Although the number of new cases have risen very slightly on a week ago, the areas reporting them in Cornwall have almost halved - and they're almost all centred on one part. 

It's as 64 new cases of coronavirus were recorded across the seven days leading up to April 23 – the most recent five days not shown due to incomplete data.

This is two more than the weekly figure recorded a week ago, marking a 3.2% rise.

The rolling rate has also risen slightly, to 11.2 cases per 100,000 people compared to 10.8 cases per 100,000 last Wednesday.


However, the number of clusters reporting the cases has actually fallen by almost half.

While there were eight clusters a week ago, today's Government map shows only five and all but one of them is in the west of Cornwall.

The worst affected area is West Penwith & St Buryan, which saw nine new cases recorded across the seven-day period.

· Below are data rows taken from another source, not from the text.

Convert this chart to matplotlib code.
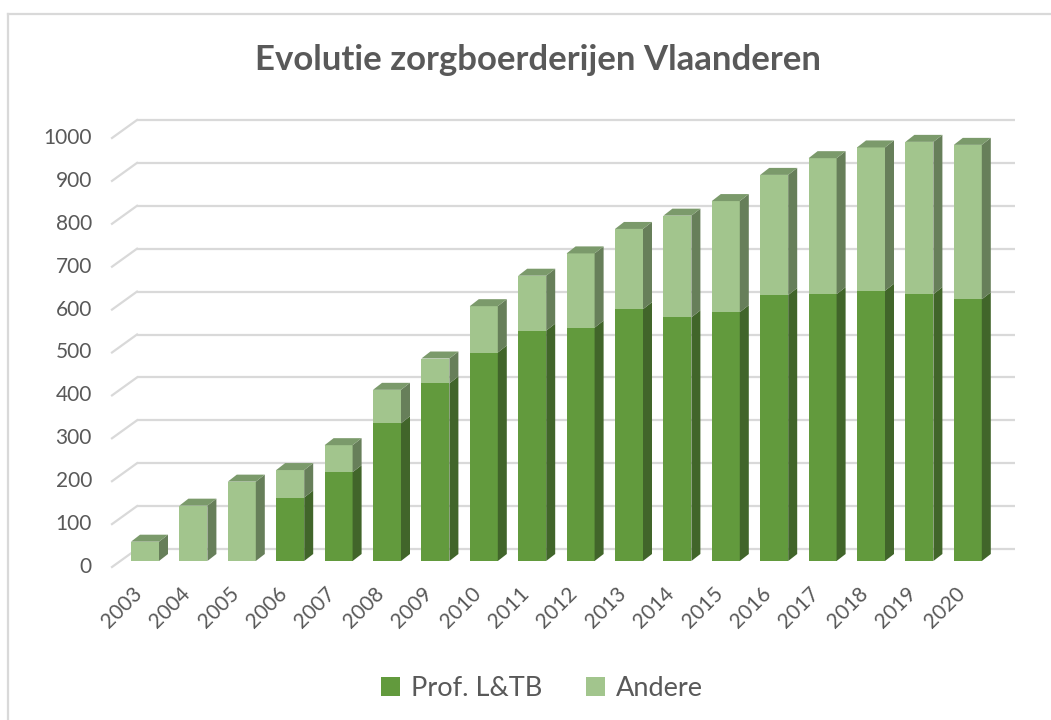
import numpy as np
import matplotlib
matplotlib.use("Agg")
import matplotlib.pyplot as plt
from matplotlib.patches import Polygon, Rectangle
from matplotlib.lines import Line2D

years = [str(y) for y in range(2003, 2021)]
prof = [0, 0, 0, 148, 207, 321, 414, 486, 537, 544, 587, 568, 580, 620, 622, 630, 622, 610]
andere = [45, 129, 185, 64, 63, 78, 58, 108, 128, 173, 187, 237, 259, 280, 317, 334, 355, 360]
yticks = list(range(0, 1001, 100))

title = "Evolutie zorgboerderijen Vlaanderen"
labels = ["Prof. L&TB", "Andere"]

# colours: front, side, top
dark = ("#629A3D", "#41652A", "#4E7A32")
light = ("#A2C58D", "#677F5A", "#7B9A6B")
grid_c = "#D9D9D9"
text_c = "#595959"

plt.rcParams['font.family'] = ['Lato', 'DejaVu Sans']

W, H, DPI = 1051, 720, 100
fig = plt.figure(figsize=(W / DPI, H / DPI), dpi=DPI)

# pixel layout of the pseudo-3D plot (image coords, y down)
x_first, x_step = 145, 48.4      # bar centre of first year, spacing
y_base, px_per_val = 561, 0.429  # bar plane zero line, pixels per unit
bar_w = 28 / x_step
depth_dx, depth_dy = 9 / x_step, 7 / px_per_val
back_dx, back_dy = 17 / x_step, 12 / px_per_val
front_dx, front_dy = -8 / x_step, -6 / px_per_val

ax_l, ax_r, ax_t, ax_b = 60, 1045, 100, 585
ax = fig.add_axes([ax_l / W, (H - ax_b) / H, (ax_r - ax_l) / W, (ax_b - ax_t) / H])
ax.set_xlim((ax_l - x_first) / x_step, (ax_r - x_first) / x_step)
ax.set_ylim((y_base - ax_b) / px_per_val, (y_base - ax_t) / px_per_val)
ax.axis('off')


def px_x(px):
    return (px - x_first) / x_step


# back wall gridlines + floor diagonals
gx0, gx1 = px_x(137) - back_dx, px_x(1015) - back_dx
for v in yticks:
    ax.plot([gx0 + back_dx, gx1 + back_dx], [v + back_dy, v + back_dy],
            color=grid_c, lw=1.6, zorder=1, solid_capstyle='butt')
    ax.plot([gx0 + front_dx, gx0 + back_dx], [v + front_dy, v + back_dy],
            color=grid_c, lw=1.6, zorder=1)
    ax.text(px_x(92), v + front_dy, str(v), ha='right', va='center',
            fontsize=15, color=text_c)


def draw_segment(i, y0, y1, cols, top):
    if y1 <= y0:
        return
    xl = i - bar_w / 2
    xr = i + bar_w / 2
    ax.add_patch(Rectangle((xl, y0), bar_w, y1 - y0, facecolor=cols[0],
                           edgecolor='none', zorder=3))
    ax.add_patch(Polygon([(xr, y0), (xr, y1), (xr + depth_dx, y1 + depth_dy),
                          (xr + depth_dx, y0 + depth_dy)],
                         facecolor=cols[1], edgecolor='none', zorder=3))
    if top:
        ax.add_patch(Polygon([(xl, y1), (xr, y1), (xr + depth_dx, y1 + depth_dy),
                              (xl + depth_dx, y1 + depth_dy)],
                             facecolor=cols[2], edgecolor='none', zorder=3))


x = np.arange(len(years))
for i in x:
    p, a = prof[i], andere[i]
    draw_segment(i, 0, p, dark, a == 0)
    draw_segment(i, p, p + a, light, True)
    ax.text(i + 0.02, (y_base - 583) / px_per_val, years[i], rotation=45,
            ha='right', va='top', fontsize=15, color=text_c)

# title
fig.text(538 / W, 1 - 60 / H, title, ha='center', va='center',
         fontsize=25, fontweight='bold', color=text_c)

# legend
handles = [Rectangle((0, 0), 1, 1, facecolor=dark[0]),
           Rectangle((0, 0), 1, 1, facecolor=light[0])]
fig.legend(handles, labels, loc='center', bbox_to_anchor=(542 / W, 1 - 688 / H),
           ncol=2, frameon=False, fontsize=19.5, labelcolor=text_c,
           handlelength=0.7, handleheight=0.7, handletextpad=0.4,
           columnspacing=1.6)

# chart border (cropped on right and bottom)
fig.add_artist(Line2D([8 / W, 1], [1 - 14 / H, 1 - 14 / H], color=grid_c, lw=1.6))
fig.add_artist(Line2D([8 / W, 8 / W], [0, 1 - 14 / H], color=grid_c, lw=1.6))

fig.savefig("out.png", dpi=DPI, facecolor='white')
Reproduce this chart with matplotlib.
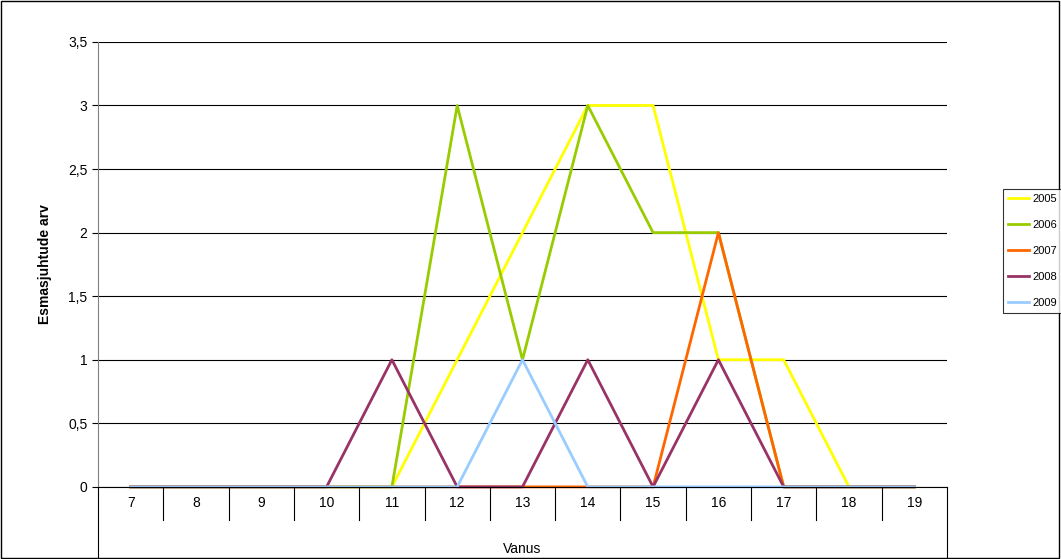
import matplotlib
matplotlib.use("Agg")
import matplotlib.pyplot as plt
from matplotlib.transforms import blended_transform_factory

ages = [7, 8, 9, 10, 11, 12, 13, 14, 15, 16, 17, 18, 19]
s2005 = [0, 0, 0, 0, 0, 1, 2, 3, 3, 1, 1, 0, 0]
s2006 = [0, 0, 0, 0, 0, 3, 1, 3, 2, 2, 0, 0, 0]
s2007 = [0, 0, 0, 0, 0, 0, 0, 0, 0, 2, 0, 0, 0]
s2008 = [0, 0, 0, 0, 1, 0, 0, 1, 0, 1, 0, 0, 0]
s2009 = [0, 0, 0, 0, 0, 0, 1, 0, 0, 0, 0, 0, 0]
series = [("2005", s2005, "#FFFF00"), ("2006", s2006, "#99CC00"),
          ("2007", s2007, "#FF6600"), ("2008", s2008, "#993366"),
          ("2009", s2009, "#99CCFF")]

plt.rcParams['font.family'] = ['Liberation Sans', 'DejaVu Sans']
fig = plt.figure(figsize=(10.61, 5.59), dpi=100)
fig.patch.set_facecolor("white")
fig.add_artist(plt.Rectangle((0.0005, 0.001), 0.998, 0.997, transform=fig.transFigure,
                             fill=False, edgecolor="black", linewidth=1))
ax = fig.add_axes([0.0924, 0.129, 0.8001, 0.796])
for name, vals, col in series:
    ax.plot(ages, vals, color=col, linewidth=2, label=name, clip_on=False)

ax.set_xlim(6.5, 19.5)
ax.set_ylim(0, 3.5)
ax.set_yticks([0, 0.5, 1, 1.5, 2, 2.5, 3, 3.5])
ax.set_yticklabels(["0", "0,5", "1", "1,5", "2", "2,5", "3", "3,5"], fontsize=10)
ax.yaxis.grid(True, color="black", linewidth=0.8)
ax.set_axisbelow(True)
ax.tick_params(axis="y", length=4, direction="out")
ax.set_xticks([])
for side in ["top", "right"]:
    ax.spines[side].set_visible(False)
ax.spines["left"].set_color("#808080")
ax.spines["bottom"].set_color("black")

# category table under the axis
tr = blended_transform_factory(ax.transData, ax.transAxes)
row_h = 33 / 445
for i, a in enumerate(ages):
    ax.text(a, -row_h / 2, str(a), transform=tr, ha="center", va="center", fontsize=10)
for b in range(1, len(ages)):
    x = ages[0] - 0.5 + b
    ax.plot([x, x], [0, -row_h], transform=tr, color="black", linewidth=0.8, clip_on=False)
for x in [ages[0] - 0.5, ages[-1] + 0.5]:
    ax.plot([x, x], [0, -72 / 445], transform=tr, color="black", linewidth=0.8, clip_on=False)

ax.text(13, -62 / 445, "Vanus", transform=tr, ha="center", va="center", fontsize=10)
ax.set_ylabel("Esmasjuhtude arv", fontsize=10, fontweight="bold", labelpad=12)

leg = fig.legend(loc="upper left", bbox_to_anchor=(0.945, 0.662), fontsize=8,
                 frameon=True, fancybox=False, edgecolor="black", handlelength=1.9,
                 borderpad=0.45, labelspacing=1.45, handletextpad=0.3, borderaxespad=0.0)
leg.get_frame().set_linewidth(0.8)

fig.savefig("out.png", dpi=100)
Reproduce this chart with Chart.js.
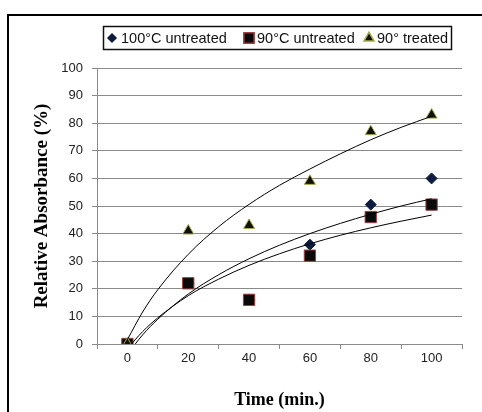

This was two more than had been recorded over the previous week and meant the rolling rate increased to a 135.4 cases per 100,000 people average, which is well above the national average, despite the figure still being relatively low compared to earlier in the year.

Falmouth Packet:

This was the only area to remain still from last week's map, and it was joined by four new clusters.

The five now showing are: St Just & Land's End (4 cases, up two), West Penwith & St Buryan (9, up two), Helston (4, up two), The Lizard (3, up one), Redruth South (3, up one).

Falmouth Packet:

No longer showing from last week are: Hayle, Penryn, Illogan & Portreath, St Breward, Tredethy & Lanivet, Altarnun & Stoke Climsland, Dobwalls, Addington & Menheniot, Launceston.

With only small fluctuations it means that areas can drop off and reappear back on the map frequently.

The map only shows clusters when there are at least three confirmed results, with anywhere between zero and two cases showing white in order to "protect the privacy of individuals and prevent disclosure."

The map shows positive cases by 'Middle Super Output Area' - the name the government gives to the break-up of larger towns and groups of neighbouring towns and villages, with groupings covering a greater area than others.

The minimum population in each area is 5,000 and the average is 7,200.